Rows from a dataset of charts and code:
######

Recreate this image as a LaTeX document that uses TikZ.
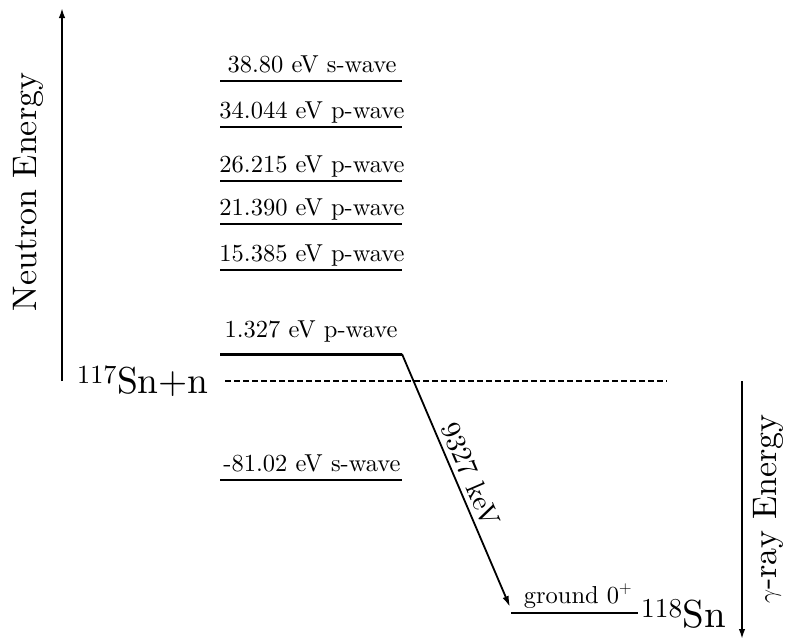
\documentclass[tikz,border=0pt]{standalone}
\usepackage{fontspec}
\setmainfont{lmroman10-regular.otf}
\usetikzlibrary{arrows.meta}
\begin{document}
\begin{tikzpicture}[x=1pt,y=-1pt,
  lvl/.style={line width=1.5pt},
  thicklvl/.style={line width=3pt},
  lab/.style={font=\fontsize{24.5}{28}\selectfont, anchor=base, inner sep=0pt},
  big/.style={font=\fontsize{37.5}{42}\selectfont, inner sep=0pt},
  axis/.style={line width=1.8pt, -{Latex[length=10pt,width=6.5pt]}},
  trans/.style={line width=1.8pt, -{Latex[length=11pt,width=6.5pt]}},
  sep/.style={line width=1.1pt, dash pattern=on 6pt off 3pt}]
\useasboundingbox (0,0) rectangle (786,641);
% levels
\foreach \y/\t [count=\i] in {81/38.80 eV s-wave, 127/34.044 eV p-wave, 181/26.215 eV p-wave, 224/21.390 eV p-wave, 270/15.385 eV p-wave, 480/-81.02 eV s-wave} {
  \coordinate (L\i a) at (220,\y);
  \coordinate (L\i b) at (402,\y);
  \draw[lvl] (L\i a) -- (L\i b);
  \node[lab] (T\i) at (312,\y-9) {\t};
}
% 1.327 eV level
\coordinate (Pa) at (220,354);
\coordinate (Pb) at (402,354);
\draw[thicklvl] (Pa) -- (Pb);
\node[lab] (PT) at (311,337) {1.327 eV p-wave};
% separation energy
\coordinate (Sa) at (225,381);
\coordinate (Sb) at (667,381);
\draw[sep] (Sa) -- (Sb);
\node[big, anchor=base east] (Sn117) at (209,393) {\textsuperscript{117}Sn+n};
% ground state
\coordinate (Ga) at (511,613);
\coordinate (Gb) at (638,613);
\draw[lvl] (Ga) -- (Gb);
\node[lab] (GT) at (578,603) {ground 0$^+$};
\node[big, font=\fontsize{39}{44}\selectfont, anchor=base west] (Sn118) at (641,627) {\textsuperscript{118}Sn};
% transition
\coordinate (Ge) at (510,607);
\draw[trans] (Pb) -- node[sloped, above, font=\fontsize{28}{32}\selectfont, inner sep=5pt] (E) {9327 keV} (Ge);
% axes
\coordinate (N0) at (62,381);
\coordinate (N1) at (62,8);
\draw[axis] (N0) -- (N1);
\node[font=\fontsize{34}{40}\selectfont, rotate=90, inner sep=0pt] (NE) at (28,192) {Neutron Energy};
\coordinate (G0) at (742,381);
\coordinate (G1) at (742,639);
\draw[axis] (G0) -- (G1);
\node[font=\fontsize{34}{40}\selectfont, rotate=90, inner sep=0pt] (GE) at (768,509) {$\gamma$-ray Energy};
\end{tikzpicture}
\end{document}
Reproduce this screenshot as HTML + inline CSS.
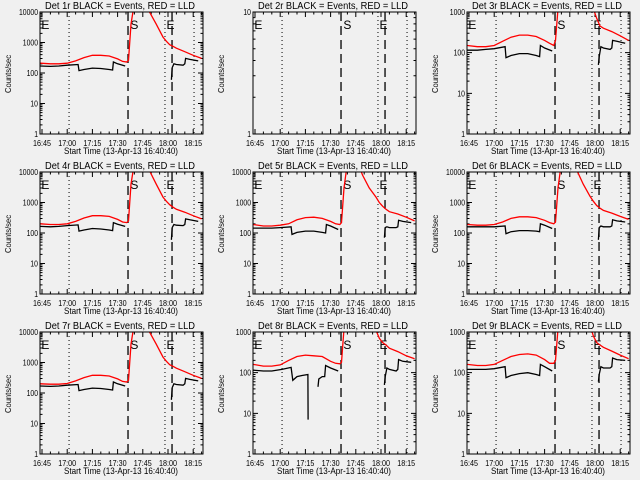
<!DOCTYPE html>
<html><head><meta charset="utf-8">
<style>
html,body{margin:0;padding:0;background:#f0f0f0;}
svg{display:block;font-family:"Liberation Sans",sans-serif;}
</style></head>
<body>
<svg id="chart" width="640" height="480" viewBox="0 0 640 480" xmlns="http://www.w3.org/2000/svg">
<rect x="0" y="0" width="640" height="480" fill="#f0f0f0"/>
</svg>
<script>
// shared time samples (minutes after 16:45)
const xTickLabels = ["16:45","17:00","17:15","17:30","17:45","18:00","18:15"];
const xTickMinutes = [0,15,30,45,60,75,90];
const dottedMinutes = [16.1,73.2,90.5];
const dashedMinutes = [51.2,77.4];
const redTimesA = [-1,5,10,15,20,25,30,35,40,45,48,50.5,51.5,53,55,58];
const redTimesB = [60,64,68,72,74,76,78,80,85,90,95];
const blackTimesA = [-1,5,10,15,21.5,22,25,30,35,40,42,42.5,45,49.5];
const blackTimesB = [77,77.5,78.5,80,84,85,85.5,88,93];
const blackTimesA8 = [-1,5,10,16,21.5,22.5,25,28,31.5,31.6,35,37.5,38,40,41.5,42,45,49.5];

// per-panel values
const titles = ["Det 1r","Det 2r","Det 3r","Det 4r","Det 5r","Det 6r","Det 7r","Det 8r","Det 9r"];
const decades = [4,1,3,4,4,4,4,3,3];
const red1A=[210,200,200,210,250,320,380,380,360,290,240,230,260,4000,20000,60000];
const red1B=[40000,10000,4000,1500,1100,850,750,650,500,380,300];
const black1A=[170,165,170,180,190,120,130,145,140,130,125,230,200,170];
const black1B=[60,150,200,190,180,200,300,280,250];
const red3A=[150,140,140,150,190,240,270,270,250,200,170,150,200,1200,5000,9000];
const red3B=[1e5,1e5,1e5,1e5,1200,700,450,400,330,260,200];
const black3A=[115,115,120,125,140,75,85,95,95,85,80,150,130,110];
const black3B=[50,80,140,130,120,130,200,190,170];
const red4A=[200,190,190,200,240,310,370,370,350,280,230,220,250,4000,20000,60000];
const red4B=[40000,11000,4000,1500,1100,850,700,600,480,370,290];
const black4A=[165,160,165,175,185,115,125,140,135,125,120,220,195,165];
const black4B=[60,150,190,180,175,190,290,270,240];
const red5A=[190,170,170,180,200,270,320,330,300,240,200,190,220,3000,20000,60000];
const red5B=[30000,8000,3000,1500,1000,750,600,500,420,330,250];
const black5A=[145,145,145,150,160,90,105,115,115,105,100,190,170,130];
const black5B=[70,150,160,150,150,160,260,240,220];
const red6A=[190,180,180,190,230,300,340,340,320,260,220,200,230,3000,20000,60000];
const red6B=[40000,12000,4000,1600,1100,800,650,550,450,350,280];
const black6A=[160,160,160,160,170,95,110,120,120,115,110,200,180,140];
const black6B=[60,150,170,160,160,170,270,250,230];
const red7A=[200,195,195,205,250,320,380,380,360,290,240,230,260,4000,20000,60000];
const red7B=[40000,10000,4000,1500,1100,850,750,650,500,380,300];
const black7A=[170,165,170,180,190,120,130,145,140,130,125,230,200,170];
const black7B=[60,150,200,190,180,200,300,280,250];
const red8A=[160,145,145,155,200,250,270,260,250,190,170,165,180,1200,5000,9000];
const red8B=[1e5,1e5,1e5,1100,700,550,480,400,330,260,220];
const black8A=[115,110,110,120,135,65,80,85,90,7,null,45,70,80,80,150,130,110];
const black8B=[50,80,130,120,110,120,210,190,180];
const red9A=[160,150,150,160,200,250,280,290,270,210,170,170,200,1200,5000,9000];
const red9B=[1e5,1e5,1e5,1500,800,550,480,420,340,270,220];
const black9A=[120,120,120,125,140,75,85,95,100,90,85,160,140,110];
const black9B=[60,90,140,130,130,140,230,210,200];

const panels = [
 {redA:red1A,redB:red1B,blackA:black1A,blackB:black1B,bTA:blackTimesA},
 null,
 {redA:red3A,redB:red3B,blackA:black3A,blackB:black3B,bTA:blackTimesA},
 {redA:red4A,redB:red4B,blackA:black4A,blackB:black4B,bTA:blackTimesA},
 {redA:red5A,redB:red5B,blackA:black5A,blackB:black5B,bTA:blackTimesA},
 {redA:red6A,redB:red6B,blackA:black6A,blackB:black6B,bTA:blackTimesA},
 {redA:red7A,redB:red7B,blackA:black7A,blackB:black7B,bTA:blackTimesA},
 {redA:red8A,redB:red8B,blackA:black8A,blackB:black8B,bTA:blackTimesA8},
 {redA:red9A,redB:red9B,blackA:black9A,blackB:black9B,bTA:blackTimesA}
];

const svg = document.getElementById('chart');
const NS = "http://www.w3.org/2000/svg";
function mk(tag, attrs, parent){
  const e=document.createElementNS(NS,tag);
  for(const k in attrs) e.setAttribute(k,attrs[k]);
  parent.appendChild(e); return e;
}
const L=40,R=203,T=12,B=134;
function xs(m){return 42+m*1.68;}

for(let i=0;i<9;i++){
  const col=i%3,row=Math.floor(i/3);
  const ox=col*213+(col==2?1:0), oy=row*160;
  const g=mk('g',{transform:`translate(${ox},${oy})`},svg);
  
  
  const nd=decades[i];
  const ys=v=>B-Math.log10(v)*(B-T)/nd;
  const tt=mk('text',{x:45,y:9,'font-size':10,textLength:150,lengthAdjust:'spacingAndGlyphs',fill:'#000'},g);
  tt.textContent=titles[i]+" BLACK = Events, RED = LLD";
  
  
  const yl=mk('text',{x:-19,y:0,'font-size':8.5,textLength:38,lengthAdjust:'spacingAndGlyphs',transform:`translate(11,74) rotate(-90)`},g);
  yl.textContent="Counts/sec";
  
  
  const xl=mk('text',{x:64,y:154,'font-size':9.5,textLength:114,lengthAdjust:'spacingAndGlyphs'},g);
  xl.textContent="Start Time (13-Apr-13 16:40:40)";
  
  
  let tk="";
  for(let d=0;d<=nd;d++){
    const y=ys(Math.pow(10,d));
    tk+=`M${L} ${y}h5M${R} ${y}h-5`;
    const s=String(Math.pow(10,d));
    const w=s.length*3.8;
    const lb=mk('text',{x:L-2-w,y:y+3,'font-size':8.5,textLength:w,lengthAdjust:'spacingAndGlyphs'},g);
    lb.textContent=s;
    
    
    if(d<nd) for(let k=2;k<10;k++){const yy=ys(k*Math.pow(10,d));tk+=`M${L} ${yy}h2.5M${R} ${yy}h-2.5`;}
  }
  xTickMinutes.forEach((m,j)=>{
    const x=xs(m);
    tk+=`M${x} ${B}v-5M${x} ${T}v5`;
    const lb=mk('text',{x:x-9,y:146,'font-size':8.5,textLength:18,lengthAdjust:'spacingAndGlyphs'},g);
    lb.textContent=xTickLabels[j];
    
    
  });
  for(let m=-0;m<=96;m+=5){if(m%15){const x=xs(m);tk+=`M${x} ${B}v-2.5M${x} ${T}v2.5`;}}
  const tp=mk('path',{d:tk,stroke:'#000','stroke-width':1,fill:'none'},g);
  
  
  dottedMinutes.forEach(m=>{const l=mk('line',{x1:xs(m),x2:xs(m),y1:T,y2:B,stroke:'#000','stroke-dasharray':'1 3'},g);
    });
  dashedMinutes.forEach(m=>{const l=mk('line',{x1:xs(m),x2:xs(m),y1:T,y2:B,stroke:'#000','stroke-width':1.3,'stroke-dasharray':'9 5'},g);
    });
  [["E",-1],["S",52],["E",73.5]].forEach(a=>{const t=mk('text',{x:xs(a[1])+1,y:29,'font-size':12},g);t.textContent=a[0];
    });
  const cp=mk('clipPath',{id:'c'+i},g);mk('rect',{x:L,y:T,width:R-L,height:B-T},cp);
  const p=panels[i];
  if(p){
    const line=(ts,vs,color,name)=>{
      let d="",pen=false;
      ts.forEach((t,j)=>{const v=vs[j];if(v==null){pen=false;return;}
        d+=(pen?"L":"M")+xs(t).toFixed(1)+" "+ys(v).toFixed(1);pen=true;});
      const e=mk('path',{d:d,stroke:color,'stroke-width':1.3,fill:'none','clip-path':`url(#c${i})`},g);
      
      
    };
    line(p.bTA,p.blackA,'#000','events-series-a');
    line(blackTimesB,p.blackB,'#000','events-series-b');
    line(redTimesA,p.redA,'#f00','lld-series-a');
    line(redTimesB,p.redB,'#f00','lld-series-b');
  }
  const fr=mk('rect',{x:L,y:T,width:R-L,height:B-T,fill:'none',stroke:'#000','stroke-width':1},g);
  
  
}
</script>
</body></html>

######

▶ **What is required**
Count the lines in the records above that contain the word "this", and give only that number.

▶ **Final result**
2